Orhan GÜRDİL
Bugün Çanakkale Boğazı’nda Avrupa ve Asya kıtalarını birleştirecek olan 1915 Çanakkale Köprüsü’nün yapılması konusunu 1960’lı yıllar da bir takım gazeteci La...
Orhan GÜRDİL
Bugün Çanakkale Boğazı’nda Avrupa ve Asya kıtalarını birleştirecek olan 1915 Çanakkale Köprüsü’nün yapılması konusunu 1960’lı yıllar da bir takım gazeteci Lapsekili sebze meyve üreticilerinin ısrarlı istekleri ile karşılaşmıştırlar. Üreticiler” mallarımız İstanbul’a gidinceye kadar çürüyor.” diye dert yanmışlardı. Yeri gelmişken bu köprü konusu ile bir anımı sizlerle paylaşmak istedim.
1960’lı yılların başı idi. O yıllar da Doğan Kasaroğlu Ankara Gazeteciler Başkanıydı. Rahmet başkanımız Basın- Yayın Genel Müdürlüğü, TRT Haber Dairesi başkanlığı hatta bir ara TRT’de üst düzey görevleri almış başarılı saygın bir basın mensubu idi.
Kasaroğlu çalıştığım gazeteye telefon açarak. “Orhancığım bir grup yaptık Lapseki’ye tatile gideceğiz. Gelmek istersen birsen Hanımla seni de listeye yazalım” diye bir davette bulunmuştu. Tabi seve seve katıldık. Doğan Kasaroğlu, Muammer Yaşar Bostancı, Faruk Taşkıran, Orhan Tokatlı, kardeşi Erdoğan tokatlı ben ve eşlerimiz dahil 14 kişiden oluşan grubumuz kiralanan bir otobüsle 12 saat süren bir yolculuktan sonra Lapseki’ye vardık. Oteli- moteli, lokantası olmayan bu yerde ufak bir jandarma birliği ile onun genç komutanı ile Ziraat Bankası’nın ufak bir şubesinden başka ele avuca sığacak bir binada yoktu. Bir de Cumhuriyet’in ilk yıllarında yapılmış olup bize otel hizmeti verecek olan bir ilkokul vardı.

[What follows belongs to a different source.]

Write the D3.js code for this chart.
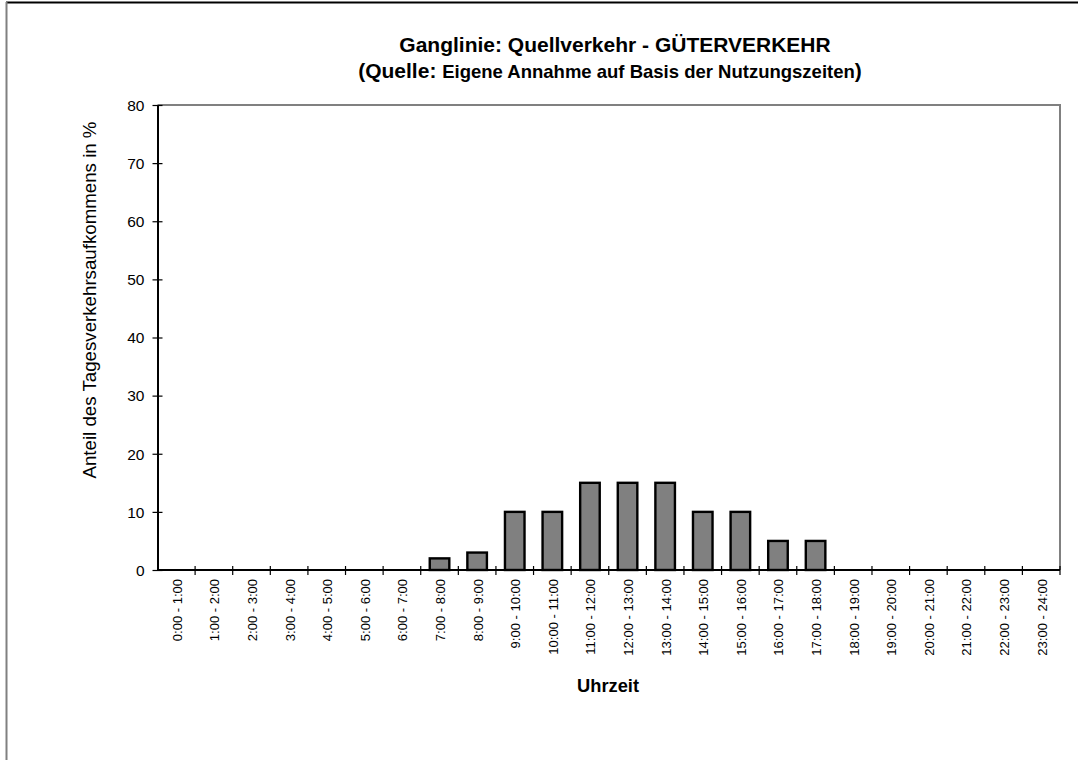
<!DOCTYPE html>
<html>
<head>
<meta charset="utf-8">
<script src="https://cdn.jsdelivr.net/npm/d3@7/dist/d3.min.js"></script>
<style>
  html, body { margin: 0; padding: 0; background: #fff; }
  svg { display: block; font-family: "Liberation Sans", Arial, sans-serif; }
</style>
</head>
<body>
<svg id="chart" width="1078" height="760"></svg>
<script>
// Hourly time slots
const categories = [
  "0:00 - 1:00", "1:00 - 2:00", "2:00 - 3:00", "3:00 - 4:00", "4:00 - 5:00", "5:00 - 6:00",
  "6:00 - 7:00", "7:00 - 8:00", "8:00 - 9:00", "9:00 - 10:00", "10:00 - 11:00", "11:00 - 12:00",
  "12:00 - 13:00", "13:00 - 14:00", "14:00 - 15:00", "15:00 - 16:00", "16:00 - 17:00", "17:00 - 18:00",
  "18:00 - 19:00", "19:00 - 20:00", "20:00 - 21:00", "21:00 - 22:00", "22:00 - 23:00", "23:00 - 24:00"
];
// Share of daily freight traffic (%) per hour
const shares = [0, 0, 0, 0, 0, 0, 0, 2, 3, 10, 10, 15, 15, 15, 10, 10, 5, 5, 0, 0, 0, 0, 0, 0];
const yTicks = [0, 10, 20, 30, 40, 50, 60, 70, 80];

const svg = d3.select("#chart");
const plot = { left: 157.5, right: 1060, top: 105, bottom: 570 };

// Outer frame: black top edge, grey left edge
svg.append("line").attr("x1", 6).attr("x2", 1078).attr("y1", 2.5).attr("y2", 2.5)
  .attr("stroke", "#000").attr("stroke-width", 2);
svg.append("line").attr("x1", 6.5).attr("x2", 6.5).attr("y1", 2).attr("y2", 760)
  .attr("stroke", "#808080").attr("stroke-width", 2);

const x = d3.scaleBand().domain(categories).range([plot.left, plot.right])
  .paddingInner(0.48).paddingOuter(0.24);
const xTickScale = d3.scaleLinear().domain([0, categories.length]).range([plot.left, plot.right]);
const y = d3.scaleLinear().domain([0, 80]).range([plot.bottom, plot.top]);

// Plot area border (top and right grey)
svg.append("path")
  .attr("d", `M${plot.left},${plot.top}H${plot.right}V${plot.bottom}`)
  .attr("fill", "none").attr("stroke", "#808080").attr("stroke-width", 2);

// Bars
svg.append("g").selectAll("rect")
  .data(shares.map((v, i) => ({ cat: categories[i], v })).filter(d => d.v > 0))
  .join("rect")
  .attr("x", d => x(d.cat))
  .attr("width", x.bandwidth())
  .attr("y", d => y(d.v))
  .attr("height", d => y(0) - y(d.v))
  .attr("fill", "#808080")
  .attr("stroke", "#000")
  .attr("stroke-width", 2.4);

// Y axis
const yAxis = svg.append("g")
  .attr("transform", `translate(${plot.left},0)`)
  .call(d3.axisLeft(y).tickValues(yTicks).tickSize(5).tickPadding(6).tickSizeOuter(0));
yAxis.select(".domain").attr("stroke", "#000").attr("stroke-width", 2);
yAxis.selectAll(".tick line").attr("stroke", "#000").attr("stroke-width", 1.2)
  .attr("x2", 5).attr("x1", -5);
yAxis.selectAll(".tick text").attr("font-size", 15.5).attr("fill", "#000")
  .attr("font-family", "Liberation Sans, Arial, sans-serif").attr("x", -13).attr("dy", "0.34em");

// X axis line with ticks at category boundaries
const xAxisG = svg.append("g").attr("transform", `translate(0,${plot.bottom})`);
xAxisG.append("line").attr("x1", plot.left).attr("x2", plot.right).attr("y1", 0).attr("y2", 0)
  .attr("stroke", "#000").attr("stroke-width", 2);
xAxisG.selectAll("line.tk").data(d3.range(1, categories.length + 1)).join("line")
  .attr("class", "tk")
  .attr("x1", d => xTickScale(d)).attr("x2", d => xTickScale(d))
  .attr("y1", -4).attr("y2", 5)
  .attr("stroke", "#000").attr("stroke-width", 1.2);
xAxisG.selectAll("text").data(categories).join("text")
  .attr("transform", d => `translate(${x(d) + x.bandwidth() / 2 + 5.5},9) rotate(-90)`)
  .attr("text-anchor", "end")
  .attr("font-size", 13)
  .attr("fill", "#000")
  .text(d => d);

// Titles
svg.append("text").attr("x", 615).attr("y", 52)
  .attr("text-anchor", "middle").attr("font-weight", "bold").attr("font-size", 21)
  .text("Ganglinie: Quellverkehr - GÜTERVERKEHR");
const sub = svg.append("text").attr("x", 610).attr("y", 78)
  .attr("text-anchor", "middle").attr("font-weight", "bold");
sub.append("tspan").attr("font-size", 21).text("(Quelle: ");
sub.append("tspan").attr("font-size", 18.5).text("Eigene Annahme auf Basis der Nutzungszeiten");
sub.append("tspan").attr("font-size", 21).text(")");

// Axis titles
svg.append("text")
  .attr("transform", `translate(96,300) rotate(-90)`)
  .attr("text-anchor", "middle").attr("font-size", 18.7)
  .text("Anteil des Tagesverkehrsaufkommens in %");
svg.append("text").attr("x", 608).attr("y", 692)
  .attr("text-anchor", "middle").attr("font-weight", "bold").attr("font-size", 18.3)
  .text("Uhrzeit");
</script>
</body>
</html>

Sınıfları paylaştık, sıraları birleştirdik yan taraftaki taburdan gelen yatakları karyola haline getirdiğimiz sıraların üstüne serdik. Ziraat Bankası da pike ve yastık çarşaf ihtiyacımızı karşıladı. Bohem bir hayat, şikayetten çok hoşumuza gitmişti. Bu seyahatimizle ilgili özel aile resim arşivimizde fotoğraflarımız bulunmaktadır. Banka Müdürü, Başkan Doğan Kasaroğlu’nun üniversiteden çok yakın arkadaşı imiş. Jandarma üst subayı da tanış çıkınca Lapseki deki günlerimiz neşeli geçeceğine inancımız arttı.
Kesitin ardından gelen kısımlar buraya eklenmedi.